OPINION GOUVERNEMENT COUILLARD ET QUESTIONS IDENTITAIRES

Au-delà du message du PLQ

Pour conjurer la dégelée reçue dans la circonscription de Louis-Hébert, les libéraux ont procédé à un jeu de chaises musicales, mais leur problème demeure entier, car il provient de bien plus loin que cette commission sur le racisme qu’ils montrent du doigt.

À mon humble avis, le problème du PLQ n’est pas seulement dans le message, mais aussi dans le messager qui en est chef. Et le problème du messager, c’est qu’une grande partie de la population ne se sent plus fière d’être québécoise et francophone dans son regard.

Pour cause, il lui envoie trop souvent une image pas très flatteuse d’elle-même. Ce désagréable et largement répandu sentiment a été causé par sa rhétorique moralisatrice et culpabilisante qui associe indirectement, mais consciemment aussi, une bonne partie du vote francophone à l’intolérance, la peur de l’autre et la fermeture.

Monsieur Couillard a parlé des démons et des braises de l’intolérance de la province, a associé Jean-François Lisée à l’extrême droite et au négationnisme et a comparé François Legault à Trump.
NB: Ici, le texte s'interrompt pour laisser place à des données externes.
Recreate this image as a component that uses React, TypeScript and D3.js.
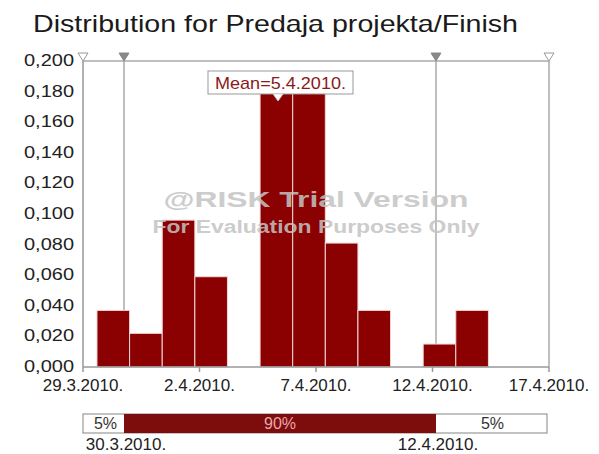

Il parle régulièrement du défunt projet de laïcité du Parti québécois en le qualifiant de charte de la honte et de tous les noms d’oiseaux qui donnent envie, par ricochet, à beaucoup de gens de s’enfoncer la tête dans le sable.

Dès que l’identité pointe son nez, le malaise du chef du PLQ se ressent jusque dans son non verbal.

Et, voulant exploiter à fond la politique de division sous un épais maquillage d’ouverture et de bons sentiments, il a brisé quelque chose qu’aucune performance économique ou promesse électorale juteuse ne pourra réparer.

Quand le simple fait de remettre en question les seuils d’immigration l’amène à classer M. Legault du côté obscur de la force multiculturelle, beaucoup de gens insultés devant leur télé reçoivent personnellement l’attaque et se demandent aussi s’ils devraient s’autoflageller d’avoir eu des pensées aussi mauvaises et condamnables. On revient à la méthode qui a mené à la perte des curés qui jadis abondaient dans la province. Si son pari est de faire ressentir à la population la honte de voter pour ceux qu’il diabolise de cette façon, il risque de payer comme l’avaient fait les curés à qui il semble parfois emprunter ses méthodes.

Ce que ces gens qui vous tournent le dos veulent dissiper, M. Couillard, c’est cette impression que vous leur demandez de toujours s’écraser alors qu’ils s’attendent de leur premier ministre qu’il écoute aussi leurs craintes et trace clairement une ligne à ne pas franchir pour le bien de tous.

Ils voudraient vous entendre dire à une certaine minorité d’extrémistes religieux revendicateurs et flanqués d’un programme politique, que vous semblez toujours défendre avec émotion, que s’ils ne se sentent pas appartenir au Québec, c’est peut-être aussi parce qu’ils s’y comportent en invités alors qu’ils sont depuis longtemps colocataires. Et la colocation impose à chacun de faire son bout de chemin si on veut qu’elle débouche sur un véritable partenariat.

Il est vrai que dans une société de droit, la dictature de la majorité si préoccupante pour le premier ministre Couillard est bien condamnable. Mais toujours demander à coups de sermons à cette majorité de prendre son trou pour permettre à des extrémistes d’exister sans compromis n’est pas plus porteur d’un vivre-ensemble harmonieux.

Au contraire, cette façon de faire génère des frustrations croisées qui profitent aux groupes d’extrême droite qui ont d’ailleurs pris bien du galon dans la province. Une belle façon de leur couper l’herbe sous le pied serait d’entendre parfois M. Couillard dire que tendre la main ne veut pas dire accepter de se faire tordre le bras, car le multiculturalisme n’est pas une compétition d’aïkido.

Si montrer du doigt les problèmes de discrimination et les dérives dans le vivre-ensemble qui sont bien réels dans la province est absolument nécessaire, aborder ces sujets de façon électoraliste comme le font tous les partis est très dommageable.

Récemment, à cause de la cuisante défaite dans Louis-Hébert, M. Couillard a ouvert la possibilité de modifier ou de renoncer à la commission sur le racisme. Puis devant la riposte rapide et cinglante de certains participants dans les médias, le premier ministre, bien conscient du risque de perdre électoralement sur deux fronts, a rapidement refermé la porte.

Mais que l’on soit pour ou contre cette commission, force est d’admettre que le simple fait de penser y renoncer pour sauver la peau du Parti libéral prouve malheureusement que pour lui, l’enjeu semble être plus un outil électoral qu’une volonté réelle de rapprochement. Quand on divise pour gagner, on se comporte comme le chef d’un parti et non comme le premier ministre d’une nation.